AIM OF THE EXERCISE:
Return all of the data exactly, with nothing left out but the pictures.

SOURCE DATA:
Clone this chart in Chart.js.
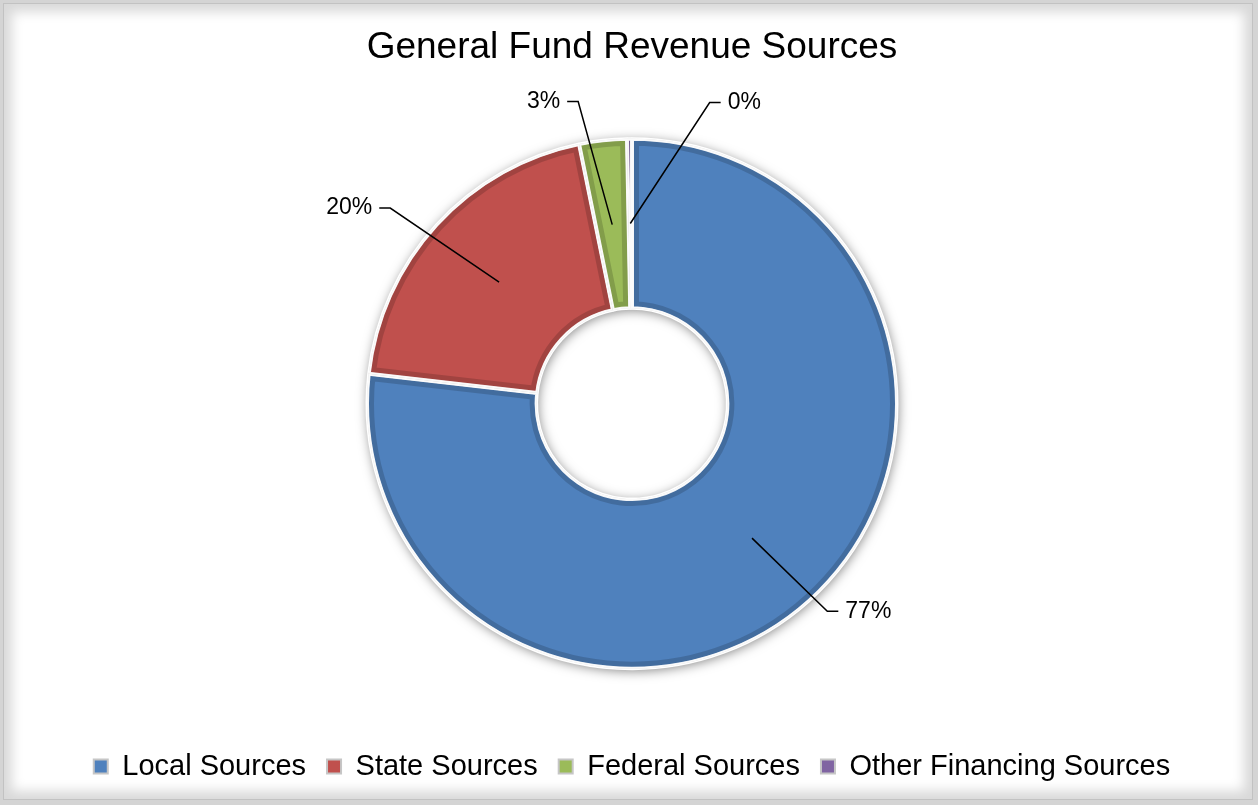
<!DOCTYPE html>
<html lang="en">
<head>
    <meta charset="UTF-8">
    <title>General Fund Revenue Sources</title>
    <script src="https://cdn.jsdelivr.net/npm/chart.js"></script>
    <style>
        body {
            margin: 0;
            background-color: #d4d4d4;
            font-family: "Liberation Sans", Arial, sans-serif;
        }
        .frame {
            position: absolute;
            left: 3px;
            top: 3px;
            width: 1250px;
            height: 797px;
            border: 1px solid #c2c2c2;
            box-sizing: border-box;
            background-color: #fff;
            box-shadow: inset 0 0 12px 8px #d9d9d9;
        }
        .wrap {
            position: absolute;
            left: 0;
            top: 0;
            width: 1258px;
            height: 805px;
        }
    </style>
</head>
<body>
    <div class="frame"></div>
    <div class="wrap"><canvas id="revenue"></canvas></div>

    <script>
        const categories = ['Local Sources', 'State Sources', 'Federal Sources', 'Other Financing Sources'];
        const shares = [76.8, 20.0, 2.9, 0.3];
        const colors = ['#4F81BD', '#C0504D', '#9BBB59', '#8064A2'];

        const FONT = '"Liberation Sans", Arial, sans-serif';

        // ring shadow under the slices
        const ringShadow = {
            id: 'ringShadow',
            beforeDatasetsDraw(chart) {
                const arc = chart.getDatasetMeta(0).data[0];
                if (!arc) return;
                const p = arc.getProps(['x', 'y', 'innerRadius', 'outerRadius'], true);
                const ctx = chart.ctx;
                ctx.save();
                ctx.shadowColor = 'rgba(0,0,0,0.5)';
                ctx.shadowBlur = 12;
                ctx.shadowOffsetX = 1;
                ctx.shadowOffsetY = 2;
                ctx.beginPath();
                ctx.arc(p.x, p.y, p.outerRadius, 0, Math.PI * 2);
                ctx.arc(p.x, p.y, p.innerRadius, Math.PI * 2, 0, true);
                ctx.closePath();
                ctx.fillStyle = '#fff';
                ctx.fill();
                ctx.restore();
            }
        };

        // darker inner edge on each slice
        const bevel = {
            id: 'bevel',
            afterDatasetsDraw(chart) {
                const ctx = chart.ctx;
                chart.getDatasetMeta(0).data.forEach(arc => {
                    const p = arc.getProps(['x', 'y', 'startAngle', 'endAngle', 'innerRadius', 'outerRadius'], true);
                    if (p.endAngle - p.startAngle <= 0) return;
                    ctx.save();
                    ctx.beginPath();
                    ctx.arc(p.x, p.y, p.outerRadius, p.startAngle, p.endAngle);
                    ctx.arc(p.x, p.y, p.innerRadius, p.endAngle, p.startAngle, true);
                    ctx.closePath();
                    ctx.clip();
                    ctx.lineJoin = 'miter';
                    ctx.strokeStyle = 'rgba(0,0,0,0.16)';
                    ctx.lineWidth = 14;
                    ctx.stroke();
                    ctx.strokeStyle = 'rgba(255,255,255,0.9)';
                    ctx.lineWidth = 4;
                    ctx.stroke();
                    ctx.restore();
                });
            }
        };

        // percentage labels with leader lines
        const leaderLabels = {
            id: 'leaderLabels',
            afterDraw(chart, args, opts) {
                const ctx = chart.ctx;
                const meta = chart.getDatasetMeta(0);
                const total = shares.reduce((a, b) => a + b, 0);
                meta.data.forEach((arc, i) => {
                    const p = arc.getProps(['x', 'y', 'startAngle', 'endAngle', 'innerRadius', 'outerRadius'], true);
                    const lay = opts.layout[i];
                    const mid = (p.startAngle + p.endAngle) / 2;
                    const rMid = (p.innerRadius + p.outerRadius) / 2;
                    const a2 = mid + lay.shift * Math.PI / 180;
                    const r2 = p.outerRadius + lay.out;
                    const x1 = p.x + Math.cos(mid) * rMid;
                    const y1 = p.y + Math.sin(mid) * rMid;
                    const x2 = p.x + Math.cos(a2) * r2;
                    const y2 = p.y + Math.sin(a2) * r2;
                    const dir = x2 >= p.x ? 1 : -1;
                    const x3 = x2 + dir * 11;

                    ctx.save();
                    ctx.strokeStyle = '#000';
                    ctx.lineWidth = 1.5;
                    ctx.beginPath();
                    ctx.moveTo(x1, y1);
                    ctx.lineTo(x2, y2);
                    ctx.lineTo(x3, y2);
                    ctx.stroke();

                    ctx.fillStyle = '#000';
                    ctx.font = '23px ' + FONT;
                    ctx.textBaseline = 'middle';
                    ctx.textAlign = dir > 0 ? 'left' : 'right';
                    ctx.fillText(Math.round(shares[i] / total * 100) + '%', x3 + dir * 7, y2);
                    ctx.restore();
                });
            }
        };

        const baseLabels = Chart.overrides.doughnut.plugins.legend.labels.generateLabels;

        new Chart(document.getElementById('revenue'), {
            type: 'doughnut',
            data: {
                labels: categories,
                datasets: [{
                    data: shares,
                    backgroundColor: colors,
                    borderColor: '#fff',
                    borderWidth: 3
                }]
            },
            options: {
                responsive: true,
                maintainAspectRatio: false,
                animation: false,
                radius: 265,
                cutout: '36%',
                layout: {
                    padding: { left: 6, right: 0, top: 0, bottom: 14 }
                },
                plugins: {
                    title: {
                        display: true,
                        text: 'General Fund Revenue Sources',
                        color: '#000',
                        font: { family: FONT, size: 37, weight: 'normal' },
                        padding: { top: 26, bottom: 6 }
                    },
                    legend: {
                        position: 'bottom',
                        labels: {
                            color: '#000',
                            font: { family: FONT, size: 29 },
                            boxWidth: 14,
                            boxHeight: 14,
                            padding: 21,
                            generateLabels(chart) {
                                return baseLabels(chart).map(item => Object.assign(item, {
                                    strokeStyle: '#c6c6c6',
                                    lineWidth: 2
                                }));
                            }
                        }
                    },
                    tooltip: { enabled: false },
                    leaderLabels: {
                        layout: [
                            { out: 20, shift: -1.5 },
                            { out: 46, shift: -3.5 },
                            { out: 42, shift: -3.8 },
                            { out: 46, shift: 15 }
                        ]
                    }
                }
            },
            plugins: [ringShadow, bevel, leaderLabels]
        });
    </script>
</body>
</html>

EXERCISE RESULT:
Clone this chart in Chart.js.
<!DOCTYPE html>
<html lang="en">
<head>
    <meta charset="UTF-8">
    <title>General Fund Revenue Sources</title>
    <script src="https://cdn.jsdelivr.net/npm/chart.js"></script>
    <style>
        body {
            margin: 0;
            background-color: #d4d4d4;
            font-family: "Liberation Sans", Arial, sans-serif;
        }
        .frame {
            position: absolute;
            left: 3px;
            top: 3px;
            width: 1250px;
            height: 797px;
            border: 1px solid #c2c2c2;
            box-sizing: border-box;
            background-color: #fff;
            box-shadow: inset 0 0 12px 8px #d9d9d9;
        }
        .wrap {
            position: absolute;
            left: 0;
            top: 0;
            width: 1258px;
            height: 805px;
        }
    </style>
</head>
<body>
    <div class="frame"></div>
    <div class="wrap"><canvas id="revenue"></canvas></div>

    <script>
        const categories = ['Local Sources', 'State Sources', 'Federal Sources', 'Other Financing Sources'];
        const shares = [76.8, 20.0, 2.9, 0.3];
        const colors = ['#4F81BD', '#C0504D', '#9BBB59', '#8064A2'];

        const FONT = '"Liberation Sans", Arial, sans-serif';

        // ring shadow under the slices
        const ringShadow = {
            id: 'ringShadow',
            beforeDatasetsDraw(chart) {
                const arc = chart.getDatasetMeta(0).data[0];
                if (!arc) return;
                const p = arc.getProps(['x', 'y', 'innerRadius', 'outerRadius'], true);
                const ctx = chart.ctx;
                ctx.save();
                ctx.shadowColor = 'rgba(0,0,0,0.5)';
                ctx.shadowBlur = 12;
                ctx.shadowOffsetX = 1;
                ctx.shadowOffsetY = 2;
                ctx.beginPath();
                ctx.arc(p.x, p.y, p.outerRadius, 0, Math.PI * 2);
                ctx.arc(p.x, p.y, p.innerRadius, Math.PI * 2, 0, true);
                ctx.closePath();
                ctx.fillStyle = '#fff';
                ctx.fill();
                ctx.restore();
            }
        };

        // darker inner edge on each slice
        const bevel = {
            id: 'bevel',
            afterDatasetsDraw(chart) {
                const ctx = chart.ctx;
                chart.getDatasetMeta(0).data.forEach(arc => {
                    const p = arc.getProps(['x', 'y', 'startAngle', 'endAngle', 'innerRadius', 'outerRadius'], true);
                    if (p.endAngle - p.startAngle <= 0) return;
                    ctx.save();
                    ctx.beginPath();
                    ctx.arc(p.x, p.y, p.outerRadius, p.startAngle, p.endAngle);
                    ctx.arc(p.x, p.y, p.innerRadius, p.endAngle, p.startAngle, true);
                    ctx.closePath();
                    ctx.clip();
                    ctx.lineJoin = 'miter';
                    ctx.strokeStyle = 'rgba(0,0,0,0.16)';
                    ctx.lineWidth = 14;
                    ctx.stroke();
                    ctx.strokeStyle = 'rgba(255,255,255,0.9)';
                    ctx.lineWidth = 4;
                    ctx.stroke();
                    ctx.restore();
                });
            }
        };

        // percentage labels with leader lines
        const leaderLabels = {
            id: 'leaderLabels',
            afterDraw(chart, args, opts) {
                const ctx = chart.ctx;
                const meta = chart.getDatasetMeta(0);
                const total = shares.reduce((a, b) => a + b, 0);
                meta.data.forEach((arc, i) => {
                    const p = arc.getProps(['x', 'y', 'startAngle', 'endAngle', 'innerRadius', 'outerRadius'], true);
                    const lay = opts.layout[i];
                    const mid = (p.startAngle + p.endAngle) / 2;
                    const rMid = (p.innerRadius + p.outerRadius) / 2;
                    const a2 = mid + lay.shift * Math.PI / 180;
                    const r2 = p.outerRadius + lay.out;
                    const x1 = p.x + Math.cos(mid) * rMid;
                    const y1 = p.y + Math.sin(mid) * rMid;
                    const x2 = p.x + Math.cos(a2) * r2;
                    const y2 = p.y + Math.sin(a2) * r2;
                    const dir = x2 >= p.x ? 1 : -1;
                    const x3 = x2 + dir * 11;

                    ctx.save();
                    ctx.strokeStyle = '#000';
                    ctx.lineWidth = 1.5;
                    ctx.beginPath();
                    ctx.moveTo(x1, y1);
                    ctx.lineTo(x2, y2);
                    ctx.lineTo(x3, y2);
                    ctx.stroke();

                    ctx.fillStyle = '#000';
                    ctx.font = '23px ' + FONT;
                    ctx.textBaseline = 'middle';
                    ctx.textAlign = dir > 0 ? 'left' : 'right';
                    ctx.fillText(Math.round(shares[i] / total * 100) + '%', x3 + dir * 7, y2);
                    ctx.restore();
                });
            }
        };

        const baseLabels = Chart.overrides.doughnut.plugins.legend.labels.generateLabels;

        new Chart(document.getElementById('revenue'), {
            type: 'doughnut',
            data: {
                labels: categories,
                datasets: [{
                    data: shares,
                    backgroundColor: colors,
                    borderColor: '#fff',
                    borderWidth: 3
                }]
            },
            options: {
                responsive: true,
                maintainAspectRatio: false,
                animation: false,
                radius: 265,
                cutout: '36%',
                layout: {
                    padding: { left: 6, right: 0, top: 0, bottom: 14 }
                },
                plugins: {
                    title: {
                        display: true,
                        text: 'General Fund Revenue Sources',
                        color: '#000',
                        font: { family: FONT, size: 37, weight: 'normal' },
                        padding: { top: 26, bottom: 6 }
                    },
                    legend: {
                        position: 'bottom',
                        labels: {
                            color: '#000',
                            font: { family: FONT, size: 29 },
                            boxWidth: 14,
                            boxHeight: 14,
                            padding: 21,
                            generateLabels(chart) {
                                return baseLabels(chart).map(item => Object.assign(item, {
                                    strokeStyle: '#c6c6c6',
                                    lineWidth: 2
                                }));
                            }
                        }
                    },
                    tooltip: { enabled: false },
                    leaderLabels: {
                        layout: [
                            { out: 20, shift: -1.5 },
                            { out: 46, shift: -3.5 },
                            { out: 42, shift: -3.8 },
                            { out: 46, shift: 15 }
                        ]
                    }
                }
            },
            plugins: [ringShadow, bevel, leaderLabels]
        });
    </script>
</body>
</html>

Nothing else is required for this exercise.